Privacy in the office is a major topic at the moment. We’ve already explored it in relation to a few different aspects of office design, looking at the broader open office debate, how office design can help those staff who are desperately seeking solitude and the options available for music lovers in the workplace.
As part of our partnership with Steelcase, we like to keep up to date on their latest research and development into modern office furniture. Solutions that provide more privacy have been an important part of their recent projects.
The Privacy Crisis
Businesses are using office design to maximise collaboration, creating spaces which encourage chance encounters between staff, allowing them to share new and innovative ideas. While this clearly has its benefits, in excess it can kill the very creativity that it’s trying to inspire.
In their research piece, The Privacy Crisis, Steelcase recognised that the harder people work collaboratively, the more important it was for them to also have time alone, free from distractions. They conducted a workplace study with IPSOS of more than 10,500 workers in Europe, North America and Asia. It showed that insufficient privacy in the workplace was a global issue.
This lack of areas for concentration and contemplation was having a knock-on effect when it came to productivity and staff wellbeing.
Steelcase published a companion piece, Reinventing What Privacy Means, which sought to define the distractions that were effecting employees. They found four mechanisms to determine the privacy of a space:
- Acoustical Privacy: Undisturbed by noise.
- Visual privacy: Not being seen by others.
- Territorial privacy: Claiming a space as your own.
- Informational privacy: Keeping content and conversations confidential.
They recognised that workers will shift between wanting to reveal and conceal themselves in the office, depending on the work they are undertaking. As a result, they identified five privacy experiences:
- Strategic anonymity: being unknown / “invisible”

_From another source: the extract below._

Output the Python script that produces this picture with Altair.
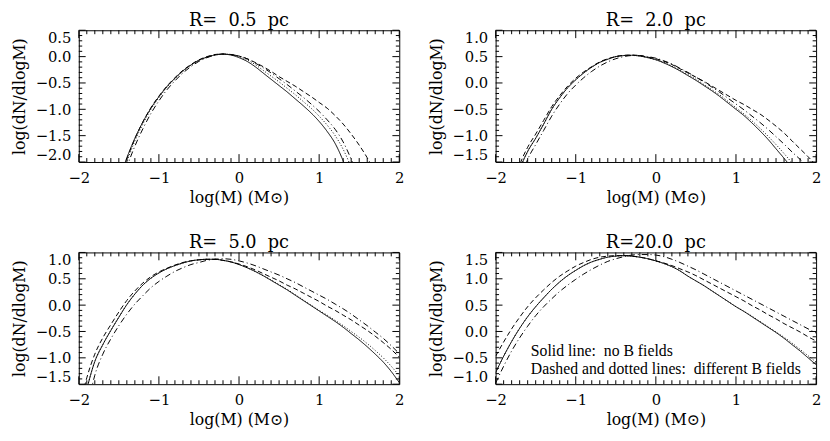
import altair as alt
import pandas as pd

N = None
# sample positions log(M)
x_vals = [-2.0, -1.9, -1.8, -1.7, -1.6, -1.5, -1.4, -1.3, -1.2, -1.1, -1.0,
          -0.9, -0.8, -0.7, -0.6, -0.5, -0.4, -0.3, -0.2, -0.1, 0.0,
          0.1, 0.2, 0.3, 0.4, 0.5, 0.6, 0.7, 0.8, 0.9, 1.0,
          1.1, 1.2, 1.3, 1.4, 1.5, 1.6, 1.7, 1.8, 1.9, 2.0]

# ---- R = 0.5 pc
p1_solid = [N, N, N, N, N, -2.35, -1.92, -1.55, -1.24, -0.98, -0.76,
            -0.57, -0.41, -0.27, -0.16, -0.07, -0.01, 0.03, 0.045, 0.03, -0.02,
            -0.09, -0.19, -0.31, -0.43, -0.55, -0.67, -0.80, -0.93, -1.07, -1.23,
            -1.42, -1.65, -1.98, -2.4, N, N, N, N, N, N]
p1_dash = [N, N, N, N, N, -2.38, -1.94, -1.56, -1.24, -0.97, -0.75,
           -0.56, -0.40, -0.26, -0.15, -0.06, 0.0, 0.04, 0.05, 0.04, 0.01,
           -0.04, -0.11, -0.19, -0.28, -0.38, -0.47, -0.56, -0.66, -0.76, -0.87,
           -0.98, -1.12, -1.28, -1.47, -1.68, -1.92, -2.2, N, N, N]
p1_dot = [N, N, N, N, N, -2.45, -2.0, -1.6, -1.28, -1.0, -0.78,
          -0.58, -0.42, -0.28, -0.16, -0.07, -0.01, 0.03, 0.045, 0.035, 0.0,
          -0.06, -0.15, -0.26, -0.37, -0.48, -0.60, -0.72, -0.85, -0.98, -1.13,
          -1.30, -1.50, -1.76, -2.1, N, N, N, N, N, N]
p1_dashdot = [N, N, N, N, N, -2.6, -2.1, -1.7, -1.37, -1.08, -0.84,
              -0.63, -0.46, -0.31, -0.19, -0.09, -0.02, 0.03, 0.05, 0.04, 0.01,
              -0.04, -0.12, -0.21, -0.31, -0.42, -0.53, -0.65, -0.77, -0.90, -1.04,
              -1.20, -1.38, -1.62, -1.95, -2.35, N, N, N, N, N]

# ---- R = 2.0 pc
p2_solid = [N, N, -2.2, -1.65, -1.3, -1.05, -0.78, -0.5, -0.28, -0.09, 0.06,
            0.19, 0.30, 0.39, 0.45, 0.50, 0.52, 0.525, 0.51, 0.48, 0.44,
            0.38, 0.31, 0.23, 0.14, 0.05, -0.05, -0.15, -0.26, -0.38, -0.50,
            -0.62, -0.76, -0.91, -1.07, -1.25, -1.43, -1.62, -1.82, N, N]
p2_dash = [N, N, -2.1, -1.56, -1.22, -0.97, -0.71, -0.45, -0.24, -0.06, 0.09,
           0.21, 0.31, 0.40, 0.46, 0.50, 0.525, 0.53, 0.52, 0.49, 0.46,
           0.41, 0.35, 0.27, 0.19, 0.11, 0.03, -0.06, -0.15, -0.24, -0.33,
           -0.41, -0.50, -0.59, -0.70, -0.82, -0.95, -1.10, -1.25, -1.40, -1.56]
p2_dot = [N, N, -2.2, -1.65, -1.3, -1.05, -0.78, -0.5, -0.28, -0.09, 0.06,
          0.19, 0.30, 0.39, 0.45, 0.50, 0.52, 0.525, 0.51, 0.48, 0.44,
          0.39, 0.32, 0.24, 0.16, 0.07, -0.03, -0.13, -0.23, -0.35, -0.47,
          -0.59, -0.72, -0.86, -1.01, -1.17, -1.34, -1.52, -1.72, N, N]
p2_dashdot = [N, N, -2.5, -1.9, -1.45, -1.17, -0.9, -0.63, -0.4, -0.2, -0.04,
              0.10, 0.22, 0.32, 0.40, 0.46, 0.50, 0.52, 0.52, 0.50, 0.47,
              0.42, 0.36, 0.28, 0.20, 0.11, 0.02, -0.08, -0.18, -0.29, -0.40,
              -0.51, -0.63, -0.75, -0.88, -1.02, -1.16, -1.31, -1.45, -1.60, N]

# ---- R = 5.0 pc
p3_solid = [-2.3, -1.6, -1.07, -0.75, -0.48, -0.23, 0.01, 0.21, 0.38, 0.51, 0.61,
            0.69, 0.75, 0.80, 0.84, 0.86, 0.87, 0.87, 0.85, 0.82, 0.77,
            0.71, 0.64, 0.56, 0.47, 0.38, 0.29, 0.19, 0.09, -0.01, -0.11,
            -0.21, -0.31, -0.42, -0.54, -0.66, -0.79, -0.93, -1.08, -1.26, -1.47]
p3_dash = [-2.0, -1.38, -0.93, -0.62, -0.37, -0.13, 0.09, 0.27, 0.42, 0.54, 0.63,
           0.70, 0.76, 0.81, 0.84, 0.86, 0.87, 0.87, 0.85, 0.82, 0.78,
           0.73, 0.67, 0.60, 0.53, 0.46, 0.38, 0.31, 0.23, 0.15, 0.07,
           -0.02, -0.10, -0.19, -0.28, -0.38, -0.48, -0.59, -0.71, -0.84, -0.99]
p3_dot = [-2.3, -1.6, -1.07, -0.75, -0.48, -0.23, 0.01, 0.21, 0.38, 0.51, 0.61,
          0.69, 0.75, 0.80, 0.84, 0.86, 0.87, 0.87, 0.85, 0.82, 0.77,
          0.71, 0.64, 0.56, 0.48, 0.39, 0.30, 0.20, 0.10, 0.0, -0.10,
          -0.19, -0.29, -0.39, -0.50, -0.61, -0.73, -0.86, -1.0, -1.16, -1.34]
p3_dashdot = [-2.6, -2.0, -1.33, -0.93, -0.64, -0.39, -0.17, 0.02, 0.18, 0.33, 0.45,
              0.55, 0.64, 0.71, 0.77, 0.81, 0.85, 0.87, 0.88, 0.87, 0.84,
              0.80, 0.75, 0.69, 0.63, 0.57, 0.50, 0.43, 0.35, 0.27, 0.19,
              0.11, 0.02, -0.07, -0.17, -0.28, -0.39, -0.51, -0.63, -0.77, -0.92]

# ---- R = 20.0 pc
p4_solid = [-0.78, -0.47, -0.19, 0.06, 0.28, 0.47, 0.64, 0.80, 0.94, 1.06, 1.16,
            1.25, 1.32, 1.37, 1.41, 1.43, 1.44, 1.43, 1.41, 1.38, 1.34,
            1.29, 1.23, 1.15, 1.05, 0.96, 0.87, 0.77, 0.67, 0.57, 0.47,
            0.38, 0.28, 0.18, 0.08, -0.02, -0.13, -0.25, -0.37, -0.50, -0.63]
p4_dash = [-0.47, -0.2, 0.05, 0.27, 0.47, 0.64, 0.79, 0.93, 1.05, 1.15, 1.24,
           1.31, 1.37, 1.41, 1.43, 1.44, 1.44, 1.43, 1.41, 1.38, 1.34,
           1.30, 1.25, 1.19, 1.13, 1.06, 0.98, 0.90, 0.82, 0.74, 0.66,
           0.58, 0.49, 0.41, 0.32, 0.24, 0.15, 0.07, -0.01, -0.10, -0.18]
p4_dot = [-0.78, -0.47, -0.19, 0.06, 0.28, 0.47, 0.64, 0.80, 0.94, 1.06, 1.16,
          1.25, 1.32, 1.37, 1.41, 1.43, 1.44, 1.43, 1.41, 1.38, 1.34,
          1.29, 1.23, 1.15, 1.05, 0.96, 0.87, 0.77, 0.67, 0.57, 0.47,
          0.38, 0.29, 0.19, 0.09, -0.01, -0.11, -0.22, -0.34, -0.46, -0.58]
p4_dashdot = [-0.98, -0.66, -0.37, -0.12, 0.10, 0.30, 0.47, 0.62, 0.76, 0.88, 0.99,
              1.09, 1.18, 1.26, 1.33, 1.38, 1.42, 1.45, 1.46, 1.46, 1.45,
              1.42, 1.37, 1.31, 1.24, 1.17, 1.09, 1.01, 0.93, 0.85, 0.77,
              0.69, 0.61, 0.53, 0.45, 0.37, 0.29, 0.21, 0.13, 0.05, -0.03]

titles = ["R= \u00a00.5 \u00a0pc", "R= \u00a02.0 \u00a0pc", "R= \u00a05.0 \u00a0pc", "R=20.0 \u00a0pc"]
y_domains = [[-2.0, 0.5], [-1.5, 1.0], [-1.5, 1.0], [-1.0, 1.5]]
y_labels = [[-2.0, -1.5, -1.0, -0.5, 0.0, 0.5],
            [-1.5, -1.0, -0.5, 0.0, 0.5, 1.0],
            [-1.5, -1.0, -0.5, 0.0, 0.5, 1.0],
            [-1.0, -0.5, 0.0, 0.5, 1.0, 1.5]]
x_labels = [-2, -1, 0, 1, 2]
x_minor = [round(-2 + 0.1 * i, 1) for i in range(41)]

series_names = ["solid", "dashed", "dotted", "dashdot"]
panels = [
    [p1_solid, p1_dash, p1_dot, p1_dashdot],
    [p2_solid, p2_dash, p2_dot, p2_dashdot],
    [p3_solid, p3_dash, p3_dot, p3_dashdot],
    [p4_solid, p4_dash, p4_dot, p4_dashdot],
]

note_text = ["Solid line:\u00a0 no B fields", "Dashed and dotted lines:\u00a0 different B fields"]
note_x = [-1.56, -1.56]
note_y = [-0.47, -0.81]

W, H = 326, 134
FONT = "DejaVu Serif"


def make_panel(i):
    rows = []
    for name, vals in zip(series_names, panels[i]):
        for xv, yv in zip(x_vals, vals):
            rows.append({"x": xv, "y": yv, "s": name})
    df = pd.DataFrame(rows)
    yd = y_domains[i]
    xs = alt.Scale(domain=[-2, 2], nice=False, zero=False)
    ys = alt.Scale(domain=yd, nice=False, zero=False)
    xax = alt.Axis(values=x_labels, format="d", title="log(M)  (M\u2299)",
                   labelFlush=False, labelPadding=9, titlePadding=4,
                   labelFont=FONT, labelFontSize=15, labelColor="black",
                   titleFont=FONT, titleFontSize=16, titleFontWeight="normal", titleColor="black",
                   domain=False, ticks=False, grid=False)
    yax = alt.Axis(values=y_labels[i], format=".1f", title="log(dN/dlogM)",
                   labelFlush=True, labelPadding=8, titlePadding=8,
                   labelFont=FONT, labelFontSize=15, labelColor="black",
                   titleFont=FONT, titleFontSize=16, titleFontWeight="normal", titleColor="black",
                   domain=False, ticks=False, grid=False)

    lines = alt.Chart(df).mark_line(clip=True, strokeWidth=1, color="black",
                                    interpolate="monotone").encode(
        x=alt.X("x:Q", scale=xs, axis=xax),
        y=alt.Y("y:Q", scale=ys, axis=yax),
        strokeDash=alt.StrokeDash("s:N", legend=None,
                                  scale=alt.Scale(domain=series_names,
                                                  range=[[1, 0], [5, 3], [1, 2], [6, 3, 1, 3]])),
        detail="s:N",
    )

    ymin, ymax = yd
    yt = [round(ymin + 0.1 * k, 1) for k in range(int(round((ymax - ymin) * 10)) + 1)]
    ymaj = pd.DataFrame({"v": [v for v in yt if abs(v * 2 - round(v * 2)) < 1e-6]})
    ymin_df = pd.DataFrame({"v": [v for v in yt if abs(v * 2 - round(v * 2)) > 1e-6]})
    xmaj = pd.DataFrame({"v": x_labels})
    xmin_df = pd.DataFrame({"v": [v for v in x_minor if abs(v - round(v)) > 1e-6]})

    layers = [lines]
    for d, L in [(ymaj, 7), (ymin_df, 3.5)]:
        layers.append(alt.Chart(d).mark_rule(color="black", strokeWidth=1).encode(
            y=alt.Y("v:Q", scale=ys, axis=yax), x=alt.value(0), x2=alt.value(L)))
        layers.append(alt.Chart(d).mark_rule(color="black", strokeWidth=1).encode(
            y=alt.Y("v:Q", scale=ys, axis=yax), x=alt.value(W), x2=alt.value(W - L)))
    for d, L in [(xmaj, 8), (xmin_df, 4)]:
        layers.append(alt.Chart(d).mark_rule(color="black", strokeWidth=1).encode(
            x=alt.X("v:Q", scale=xs, axis=xax), y=alt.value(H), y2=alt.value(H - L)))
        layers.append(alt.Chart(d).mark_rule(color="black", strokeWidth=1).encode(
            x=alt.X("v:Q", scale=xs, axis=xax), y=alt.value(0), y2=alt.value(L)))

    if i == 3:
        notes = pd.DataFrame({"x": note_x, "y": note_y, "t": note_text})
        layers.append(alt.Chart(notes).mark_text(align="left", baseline="alphabetic",
                                                 font="Liberation Serif", fontSize=16,
                                                 color="black").encode(
            x=alt.X("x:Q", scale=xs, axis=xax), y=alt.Y("y:Q", scale=ys, axis=yax), text="t:N"))

    return alt.layer(*layers).properties(
        width=W, height=H,
        title=alt.TitleParams(titles[i], font=FONT, fontSize=18, fontWeight="normal",
                              offset=0, anchor="middle", color="black"))


p = [make_panel(i) for i in range(4)]
row1 = alt.hconcat(p[0], p[1], spacing=23)
row2 = alt.hconcat(p[2], p[3], spacing=23)
chart = alt.vconcat(row1, row2, spacing=28).properties(
    padding={"left": 3, "top": 0, "right": 0, "bottom": 0},
    background="white",
).configure_view(stroke="black", strokeWidth=1)

chart.save("out.html", embed_options={"renderer": "svg", "actions": False})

Working in a café or other place where you’re unknown. Engaging in online discussions using an avatar or handle.
- Selective exposure: choosing what others see
Opting for a telephone call instead of a video conference. Choosing which personal items to display in a workstation.
- Entrusted confidence: confidential sharing
Discussing a personal situation with a colleague. Being in a performance review with your manager.
- Intentional shielding: self-protection
Wearing headphones to block out audio distractions. Hiding your computer screen.
- Purposeful solitude: separating yourself
Going outside. Sitting in the farthest corner of a large room.
It became clear that supporting people’s privacy needs in the workplace was going to require a diversity of environments.
The Quiet Ones
Steelcase collaborated with Susan Cain, bestselling author of “Quiet: The Power of Introverts in a World That Can’t Stop Talking”, to create a range of 5 quiet spaces based on how introverts work best.
Brody – For Brain & Body
Based on their research into Flow, Steelcase created the Brody WorkLounge. Initially designed as an education solution, its intention was to provide students with somewhere to stretch out and concentrate in a school library, it’s now also available for the office.
Eliminating as much external stimulus as possible, Brody has been designed to be good for both your brain and body. Hence the name being a ‘mash-up’ of both words.
The adjustable work surface has integrated lighting, its own power socket, personal storage, and a footrest. All technology is at eye level to reduce neck and shoulder strain, with lumbar technology to support the back.
A privacy screen wraps around three sides of the Brody, protecting workers from any distractions and giving them a shared space where they can focus on a specific task, free from any diversions.
As we write this, Brody is currently only available in the US, but we’re hoping to see it heading ‘over the pond’ very soon. When it does, we’ll be the ones in a quiet corner testing it out!